In crisis: First Minister, Vaughan Gething

Adding to the upheaval, Mr. Davies criticised the First Minister’s leadership on BBC Radio Wales, questioning Mr. Gething’s transparency and ability to govern effectively. He emphasised the urgent need for Mr. Gething to justify his actions, particularly the sacking of Ms. Blythyn, to restore public trust in the government.

On Thursday, in an interview with ITV Wales, Mr. Gething defended his decision, highlighting the importance of trust and confidentiality among ministers and maintaining that his team was aligned on government priorities. He underscored the challenges faced by his administration and the need to focus on issues crucial to the Welsh populace.

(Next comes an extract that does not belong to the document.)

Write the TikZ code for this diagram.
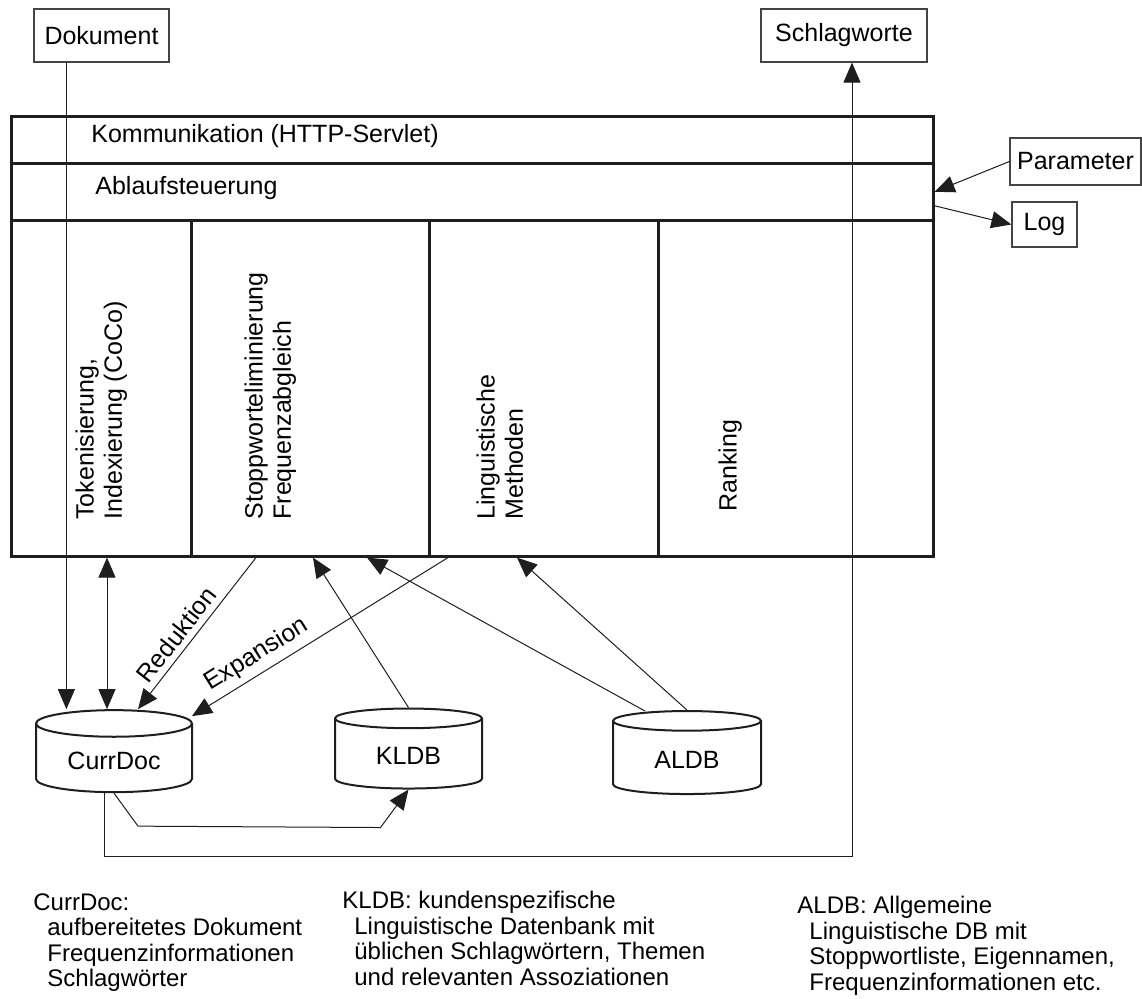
\documentclass[tikz,border=0pt]{standalone}
\usepackage{fontspec}
\setmainfont{Liberation Sans}
\usepackage{xcolor}
\usepackage{tikz}
\usetikzlibrary{positioning, arrows.meta, calc, shapes.geometric}
\definecolor{linegray}{HTML}{1E1E1E}
\definecolor{boxgray}{HTML}{444444}

\begin{document}
\begin{tikzpicture}[x=0.5pt, y=-0.5pt,
    font=\fontsize{12.5}{14.2}\selectfont,
    spitze/.tip={Triangle[length=10pt, width=8.5pt]},
    kasten/.style={draw=boxgray, line width=0.6pt, inner sep=0pt},
    feld/.style={draw=linegray, line width=1.3pt, inner sep=0pt, anchor=north west},
    senkrecht/.style={rotate=90, anchor=north west, inner sep=0pt, align=left},
    datenbank/.style={cylinder, shape border rotate=90, aspect=0.25, draw=linegray, line width=1pt},
    pfeil/.style={draw=linegray, line width=0.5pt, -spitze},
    legende/.style={anchor=north west, inner sep=0pt, align=left, font=\fontsize{12}{12.8}\selectfont}]
    \useasboundingbox (0,0) rectangle (1142,999);

    % Eingabe, Ausgabe
    \node[kasten, minimum width=67.5pt, minimum height=26.5pt] (dok) at (101.5,35.5) {Dokument};
    \node[kasten, minimum width=83pt, minimum height=26.5pt] (schlag) at (844,35.5) {Schlagworte};
    \node[kasten, minimum width=65.5pt, minimum height=23.5pt] (param) at (1075.5,161.5) {Parameter};
    \node[kasten, minimum width=32.5pt, minimum height=22.5pt] (log) at (1044.5,224.5) {Log};

    % Servlet
    \node[feld, minimum width=461pt, minimum height=23.5pt] (komm) at (10,115) {};
    \node[feld, minimum width=461pt, minimum height=28.5pt] (ablauf) at (10,162) {};
    \node[feld, minimum width=90pt, minimum height=168pt] (tok) at (10,219) {};
    \node[feld, minimum width=119pt, minimum height=168pt] (stop) at (190,219) {};
    \node[feld, minimum width=114.5pt, minimum height=168pt] (ling) at (428,219) {};
    \node[feld, minimum width=137.5pt, minimum height=168pt] (rank) at (657,219) {};

    \node[anchor=base west, inner sep=0pt] (kommtext) at (91,143) {Kommunikation (HTTP-Servlet)};
    \node[anchor=base west, inner sep=0pt] (ablauftext) at (95,195) {Ablaufsteuerung};
    \node[senkrecht] (toktext) at (75,520) {Tokenisierung,\\Indexierung (CoCo)};
    \node[senkrecht] (stoptext) at (244,520) {Stoppworteliminierung\\Frequenzabgleich};
    \node[senkrecht] (lingtext) at (476,520) {Linguistische\\Methoden};
    \node[senkrecht] (ranktext) at (718,512) {Ranking};

    % Datenbanken
    \node[datenbank, minimum width=78pt, minimum height=41pt] (cur) at (114,761) {CurrDoc};
    \node[datenbank, minimum width=73.5pt, minimum height=40pt] (kl) at (408.5,756) {KLDB};
    \node[datenbank, minimum width=74pt, minimum height=41.5pt] (al) at (687,760) {ALDB};

    % Verbindungen
    \draw[pfeil] ($(dok.south west)+(33,0)$) coordinate (dokfuss) -- (dokfuss |- cur.north);
    \draw[pfeil, spitze-spitze] ($(tok.south west)+(97,0)$) coordinate (tokfuss) -- (tokfuss |- cur.north);
    \draw[pfeil, spitze-] ($(cur.north)+(24,0)$) -- ($(stop.south west)+(66,0)$)
        node[sloped, above, pos=0.43, inner sep=3pt] {Reduktion};
    \draw[pfeil, spitze-] ($(cur.north)+(78,7)$) -- ($(ling.south west)+(20,0)$)
        node[sloped, above, pos=0.29, inner sep=3pt] {Expansion};
    \draw[pfeil] (kl.north) -- ($(stop.south west)+(123,0)$);
    \draw[pfeil] ($(al.north)+(-42,1)$) -- ($(stop.south west)+(177,0)$);
    \draw[pfeil] (al.north) -- ($(ling.south west)+(89,0)$);
    \draw[pfeil] (cur.south) -- ++(24,33) -- ($(kl.south)+(-28,38)$) -- (kl.south);
    \draw[pfeil] ($(cur.south)+(-10,0)$) -- ++(0,63) -| ($(schlag.south)+(8,0)$);
    \draw[pfeil] (param.west) -- (ablauf.east);
    \draw[pfeil] ($(ablauf.east)+(0,14)$) -- (log.west);

    % Legende
    \node[legende] (curleg) at (33,893) {CurrDoc:\\\hspace*{7pt}aufbereitetes Dokument\\\hspace*{7pt}Frequenzinformationen\\\hspace*{7pt}Schlagw\"orter};
    \node[legende] (klleg) at (342,891) {KLDB: kundenspezifische\\\hspace*{6pt}Linguistische Datenbank mit\\\hspace*{6pt}\"ublichen Schlagw\"ortern, Themen\\\hspace*{6pt}und relevanten Assoziationen};
    \node[legende] (alleg) at (797,896) {ALDB: Allgemeine\\\hspace*{6pt}Linguistische DB mit\\\hspace*{6pt}Stoppwortliste, Eigennamen,\\\hspace*{6pt}Frequenzinformationen etc.};
\end{tikzpicture}
\end{document}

Despite the turmoil, any formal motion of no confidence is not expected to be tabled immediately, owing to procedural and logistical considerations. With Labour holding half of the seats in the Senedd, the success of such a motion would hinge on cross-party support or abstentions from within the Labour ranks.

As tensions mount, the political landscape in Cardiff Bay remains fraught with uncertainty, with the potential for significant shifts in governance depending on the developments in the coming weeks.